A cursory look at the federal court process in Kansas
Everything above describes the Kansas state court system, which handles the overwhelming majority of criminal cases. Some cases, though, are charged as federal crimes and move through an entirely separate system worth understanding in outline.
The entire state forms a single federal trial district, the United States District Court for the District of Kansas, with courthouses in Kansas City at the Robert J. Dole United States Courthouse, in Topeka at the Frank Carlson Federal Building, and in Wichita. A federal case in Kansas is prosecuted by the United States Attorney's Office for the District of Kansas, not by a county or district attorney, and it is heard by federal judges in those courthouses.

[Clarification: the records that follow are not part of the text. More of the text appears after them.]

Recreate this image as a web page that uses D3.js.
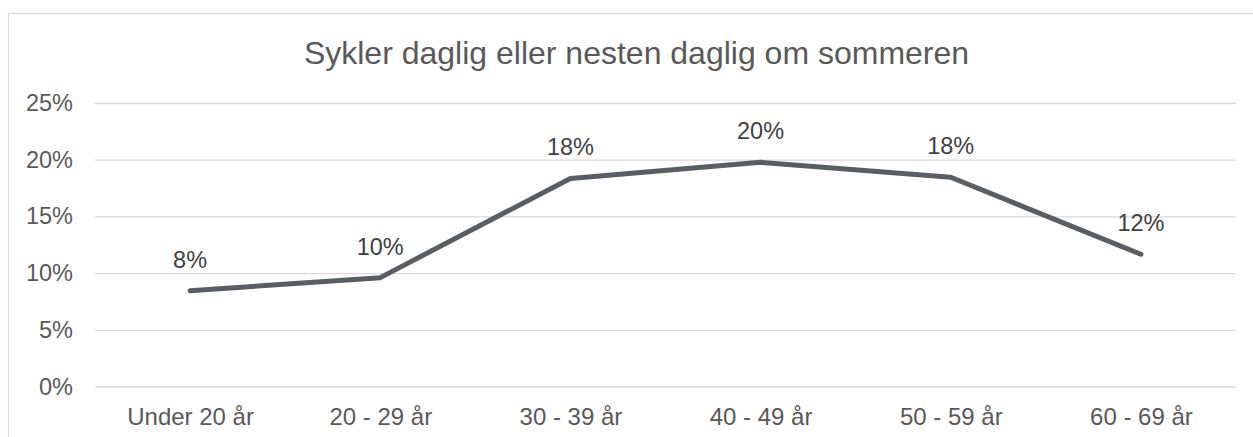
<!DOCTYPE html>
<html>
<head>
<meta charset="utf-8">
<script src="https://cdn.jsdelivr.net/npm/d3@7"></script>
<style>
  body { margin: 0; background: #fff; }
  svg { display: block; font-family: "Liberation Sans", Arial, sans-serif; }
</style>
</head>
<body>
<div id="svg-container"></div>
<script>
// data
const title = "Sykler daglig eller nesten daglig om sommeren";
const categories = ["Under 20 år", "20 - 29 år", "30 - 39 år", "40 - 49 år", "50 - 59 år", "60 - 69 år"];
const values = [0.0845, 0.096, 0.1835, 0.1977, 0.1845, 0.1166];
const yTicks = [0, 0.05, 0.1, 0.15, 0.2, 0.25];

// svg
const width = 1253;
const height = 437;
const svg = d3.select("#svg-container").append("svg")
  .attr("width", width)
  .attr("height", height);

const plot = { left: 95, right: 1236, top: 103, bottom: 386.5 };

// chart border
svg.append("rect")
  .attr("x", 8.5)
  .attr("y", 13.5)
  .attr("width", 1262)
  .attr("height", 440)
  .attr("fill", "#fff")
  .attr("stroke", "#d9d9d9")
  .attr("stroke-width", 1.2);

// scale
const xScale = d3.scalePoint().domain(categories).range([plot.left, plot.right]).padding(0.5);
const yScale = d3.scaleLinear().domain([0, 0.25]).range([plot.bottom, plot.top]);
const pct = d3.format(".0%");

// axis
const yAxis = d3.axisLeft(yScale)
  .tickValues(yTicks)
  .tickFormat(pct)
  .tickSize(-(plot.right - plot.left))
  .tickPadding(22);

const xAxis = d3.axisBottom(xScale)
  .tickSize(0)
  .tickPadding(21);

svg.append("g")
  .attr("class", "y-axis")
  .attr("transform", `translate(${plot.left},0)`)
  .call(yAxis)
  .call((g) => g.select(".domain").remove())
  .call((g) => g.selectAll("line").attr("stroke", "#d9d9d9").attr("stroke-width", 1.3))
  .call((g) => g.selectAll("text").attr("fill", "#595959").style("font-size", "23.5px"));

svg.append("g")
  .attr("class", "x-axis")
  .attr("transform", `translate(0,${plot.bottom})`)
  .call(xAxis)
  .call((g) => g.select(".domain").remove())
  .call((g) => g.selectAll("text").attr("fill", "#595959").style("font-size", "24px"));

// title
svg.append("text")
  .attr("x", 636.5)
  .attr("y", 63.5)
  .attr("text-anchor", "middle")
  .attr("fill", "#595959")
  .style("font-size", "32px")
  .text(title);

// line
const line = d3.line()
  .x((d, i) => xScale(categories[i]))
  .y((d) => yScale(d));

svg.append("path")
  .datum(values)
  .attr("d", line)
  .attr("fill", "none")
  .attr("stroke", "#5a5e63")
  .attr("stroke-width", 5)
  .attr("stroke-linejoin", "round")
  .attr("stroke-linecap", "round");

// data labels
svg.selectAll(".label")
  .data(values)
  .join("text")
  .attr("class", "label")
  .attr("x", (d, i) => xScale(categories[i]))
  .attr("y", (d) => yScale(d) - 23)
  .attr("text-anchor", "middle")
  .attr("fill", "#404040")
  .style("font-size", "23.5px")
  .text((d) => pct(d));
</script>
</body>
</html>
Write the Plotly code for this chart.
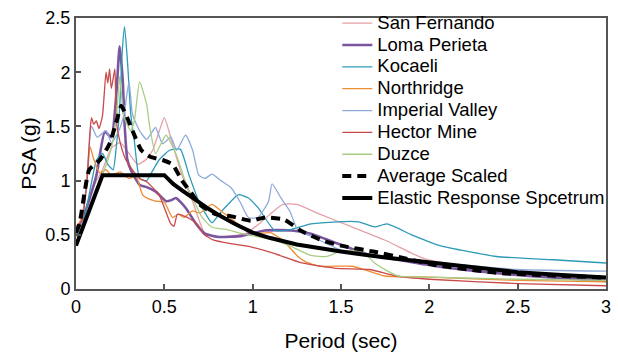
import plotly.graph_objects as go

# ---------------- data ----------------
sf_T = [0, 0.05, 0.1, 0.15, 0.2, 0.25, 0.3, 0.35, 0.4, 0.434, 0.47, 0.5, 0.546, 0.6, 0.66, 0.73, 0.8, 0.88, 0.96, 1.05, 1.17, 1.25, 1.38, 1.565, 1.75, 1.9, 1.99, 2.25, 2.5, 3.0]
sf_v = [0.55, 0.7, 0.95, 1.1, 1.3, 1.35, 1.25, 1.15, 1.2, 1.28, 1.45, 1.58, 1.34, 1.05, 0.81, 0.51, 0.48, 0.49, 0.51, 0.62, 0.78, 0.78, 0.69, 0.57, 0.45, 0.33, 0.27, 0.2, 0.15, 0.10]

lp_T = [0, 0.04, 0.08, 0.116, 0.163, 0.2, 0.228, 0.247, 0.265, 0.275, 0.29, 0.31, 0.36, 0.40, 0.45, 0.51, 0.54, 0.565, 0.62, 0.68, 0.73, 0.81, 0.94, 1.07, 1.22, 1.33, 1.48, 1.65, 1.82, 2.04, 2.3, 2.56, 3.0]
lp_v = [0.50, 0.66, 0.85, 1.05, 1.45, 1.40, 1.79, 2.24, 1.91, 1.52, 1.20, 1.10, 0.96, 0.94, 0.90, 0.81, 0.82, 0.84, 0.75, 0.60, 0.51, 0.48, 0.49, 0.54, 0.54, 0.51, 0.42, 0.32, 0.27, 0.21, 0.16, 0.12, 0.075]

ko_T = [0, 0.03, 0.06, 0.09, 0.116, 0.15, 0.18, 0.21, 0.228, 0.247, 0.262, 0.275, 0.293, 0.31, 0.33, 0.36, 0.40, 0.43, 0.47, 0.53, 0.59, 0.64, 0.695, 0.77, 0.81, 0.86, 0.92, 0.976, 1.03, 1.125, 1.22, 1.33, 1.48, 1.6, 1.69, 1.76, 1.9, 2.06, 2.38, 2.7, 3.0]
ko_v = [0.5, 0.55, 0.75, 1.0, 1.19, 1.25, 1.15, 1.1, 1.31, 1.67, 2.2, 2.42, 2.06, 1.61, 1.37, 1.02, 1.0, 1.08, 1.19, 1.28, 1.29, 1.05, 0.81, 0.61, 0.69, 0.78, 0.87, 0.84, 0.75, 0.54, 0.55, 0.60, 0.62, 0.62, 0.573, 0.60, 0.50, 0.40, 0.30, 0.27, 0.24]

nr_T = [0, 0.03, 0.06, 0.08, 0.1, 0.135, 0.17, 0.2, 0.25, 0.3, 0.34, 0.376, 0.40, 0.45, 0.5, 0.546, 0.58, 0.61, 0.66, 0.70, 0.77, 0.82, 0.87, 0.95, 1.01, 1.10, 1.17, 1.256, 1.30, 1.38, 1.565, 1.75, 2.0, 2.5, 3.0]
nr_v = [0.55, 0.65, 0.95, 1.31, 1.2, 1.07, 1.1, 1.05, 1.08, 1.02, 1.04, 0.87, 0.84, 0.81, 0.80, 0.66, 0.69, 0.66, 0.72, 0.70, 0.78, 0.72, 0.66, 0.56, 0.51, 0.52, 0.45, 0.30, 0.25, 0.21, 0.21, 0.12, 0.11, 0.08, 0.065]

iv_T = [0, 0.03, 0.06, 0.088, 0.12, 0.17, 0.2, 0.24, 0.27, 0.30, 0.32, 0.36, 0.40, 0.45, 0.49, 0.537, 0.57, 0.62, 0.66, 0.695, 0.73, 0.77, 0.82, 0.88, 0.93, 0.976, 1.03, 1.09, 1.11, 1.16, 1.21, 1.256, 1.34, 1.5, 1.75, 2.0, 2.5, 3.0]
iv_v = [0.55, 0.6, 1.0, 1.50, 1.40, 1.46, 1.35, 1.45, 1.6, 1.91, 1.61, 1.46, 1.38, 1.49, 1.34, 1.40, 1.28, 1.42, 1.28, 1.05, 1.02, 1.06, 1.0, 0.93, 0.8, 0.66, 0.66, 0.81, 0.97, 0.84, 0.72, 0.54, 0.48, 0.36, 0.30, 0.25, 0.18, 0.165]

hm_T = [0, 0.03, 0.06, 0.079, 0.088, 0.1, 0.115, 0.13, 0.15, 0.17, 0.18, 0.19, 0.2, 0.22, 0.228, 0.25, 0.28, 0.32, 0.36, 0.40, 0.47, 0.5, 0.537, 0.555, 0.574, 0.63, 0.686, 0.72, 0.78, 0.87, 0.985, 1.116, 1.28, 1.47, 1.66, 1.81, 2.0, 2.5, 3.0]
hm_v = [0.58, 0.62, 0.95, 1.45, 1.58, 1.52, 1.55, 1.48, 1.6, 2.0, 1.9, 2.03, 1.85, 2.03, 1.55, 1.35, 1.2, 1.1, 1.02, 0.99, 0.87, 0.75, 0.60, 0.58, 0.69, 0.66, 0.60, 0.51, 0.45, 0.42, 0.39, 0.33, 0.24, 0.19, 0.18, 0.12, 0.09, 0.05, 0.03]

dz_T = [0, 0.05, 0.1, 0.15, 0.2, 0.23, 0.247, 0.27, 0.31, 0.33, 0.36, 0.40, 0.415, 0.45, 0.49, 0.51, 0.565, 0.62, 0.714, 0.77, 0.85, 0.94, 1.125, 1.22, 1.33, 1.42, 1.5, 1.62, 1.69, 1.82, 2.0, 2.5, 3.0]
dz_v = [0.48, 0.6, 0.85, 1.05, 1.3, 1.6, 1.96, 1.6, 1.46, 1.55, 1.91, 1.70, 1.52, 1.25, 1.37, 1.42, 1.25, 0.99, 0.66, 0.57, 0.55, 0.51, 0.45, 0.39, 0.31, 0.30, 0.35, 0.35, 0.24, 0.12, 0.11, 0.09, 0.08]

avg_T = [0, 0.02, 0.075, 0.135, 0.19, 0.23, 0.256, 0.29, 0.32, 0.37, 0.42, 0.49, 0.546, 0.6, 0.66, 0.7, 0.79, 0.88, 0.99, 1.07, 1.18, 1.27, 1.39, 1.5, 1.69, 1.87, 2.04, 2.38, 3.0]
avg_v = [0.52, 0.6, 1.10, 1.19, 1.34, 1.55, 1.69, 1.58, 1.46, 1.28, 1.22, 1.19, 1.15, 1.0, 0.87, 0.78, 0.69, 0.67, 0.63, 0.66, 0.64, 0.54, 0.45, 0.40, 0.343, 0.28, 0.22, 0.15, 0.105]

el_T = [0, 0.15, 0.5, 0.55, 0.6, 0.65, 0.7, 0.75, 0.8, 0.85, 0.9, 1.0, 1.1, 1.25, 1.5, 1.75, 2.0, 2.25, 2.5, 2.75, 3.0]
el_v = [0.40, 1.05, 1.05, 0.97, 0.91, 0.85, 0.79, 0.74, 0.69, 0.64, 0.60, 0.52, 0.47, 0.41, 0.345, 0.29, 0.245, 0.195, 0.155, 0.13, 0.105]

names = ["San Fernando", "Loma Perieta", "Kocaeli", "Northridge", "Imperial Valley",
         "Hector Mine", "Duzce", "Average Scaled", "Elastic Response Spcetrum"]
colors = ["#e6a0a6", "#7a55a0", "#2c9ab7", "#f08c32", "#8eaadb", "#c94a48", "#a9cc85", "black", "black"]
widths = [1.3, 2.6, 1.3, 1.3, 1.3, 1.3, 1.3, 4, 4]
xs = [sf_T, lp_T, ko_T, nr_T, iv_T, hm_T, dz_T, avg_T, el_T]
ys = [sf_v, lp_v, ko_v, nr_v, iv_v, hm_v, dz_v, avg_v, el_v]

FONT = "Liberation Sans, Arial, sans-serif"

fig = go.Figure()
for i, n in enumerate(names):
    dash = "9px,6px" if i == 7 else "solid"
    shape = "linear" if i == 8 else "spline"
    fig.add_trace(go.Scatter(
        x=xs[i], y=ys[i], mode="lines", name='<span style="font-size:18.5px">' + n + "</span>",
        line=dict(color=colors[i], width=widths[i], dash=dash, shape=shape,
                  smoothing=0.5 if shape == "spline" else None),
    ))

axis_common = dict(
    showline=True, linecolor="#555", linewidth=2, mirror=True,
    ticks="inside", ticklen=5, tickwidth=1.5, tickcolor="#555",
    showgrid=False, zeroline=False,
    tickfont=dict(family=FONT, size=18, color="black"),
    dtick=0.5,
)

fig.update_layout(
    width=618, height=356,
    margin=dict(l=76, r=7, t=11, b=66),
    paper_bgcolor="white", plot_bgcolor="white",
    font=dict(family=FONT, color="black"),
    xaxis=dict(range=[0, 3], tick0=0,
               title=dict(text="Period (sec)", font=dict(family=FONT, size=21), standoff=18),
               **axis_common),
    yaxis=dict(range=[0, 2.5], tick0=0,
               title=dict(text="PSA (g)", font=dict(family=FONT, size=21), standoff=3),
               **axis_common),
    legend=dict(x=0.493, y=0.276, xanchor="left", yanchor="bottom",
                bgcolor="rgba(255,255,255,0)", borderwidth=0,
                font=dict(family=FONT, size=14.5, color="black"),
                itemwidth=30, tracegroupgap=0),
    showlegend=True,
)

fig.write_html("out.html")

The federal sequence covers the same broad ground you read about above but with its own rules and players. After a federal arrest, the defendant has an initial appearance before a United States magistrate judge, with detention or release decided under the federal Bail Reform Act rather than Kansas's bond rules. Felony charges are brought by indictment from a federal grand jury. The case proceeds through arraignment, discovery and motions, and either a plea or a trial in United States District Court. The sharpest difference comes at sentencing: instead of the Kansas Sentencing Guidelines Grid, federal sentences are calculated under the United States Sentencing Guidelines, often carry mandatory minimums, are served in federal prison, and there is no parole in the federal system. There is also no diversion option in federal court for most charges, which makes federal exposure very different from a comparable state charge.
If a federal case in Kansas ends in conviction and is appealed, it does not go to the Kansas Court of Appeals or the Kansas Supreme Court. It goes to the United States Court of Appeals for the Tenth Circuit, based in Denver at the Byron White United States Courthouse, which also covers Colorado, New Mexico, Oklahoma, Utah, and Wyoming. From there the only further step is the United States Supreme Court. Because federal practice is its own world, anyone facing a federal charge in Kansas should make sure their lawyer has real federal court experience.
Where this leaves you
The Kansas court process is long, and the sentencing grid is one of the most important tools for understanding the real stakes of the case. Before any plea is accepted or any trial is pursued, knowing the severity level of the charge and the defendant's criminal history score reveals the likely outcome with clarity that most systems do not offer. Get a lawyer involved as early as you can, keep one page with the charges, the court, the next date, and your attorney's contact information, and stay close to your loved one through it. The system is built to make people feel alone. Knowing the map is how you push back against that.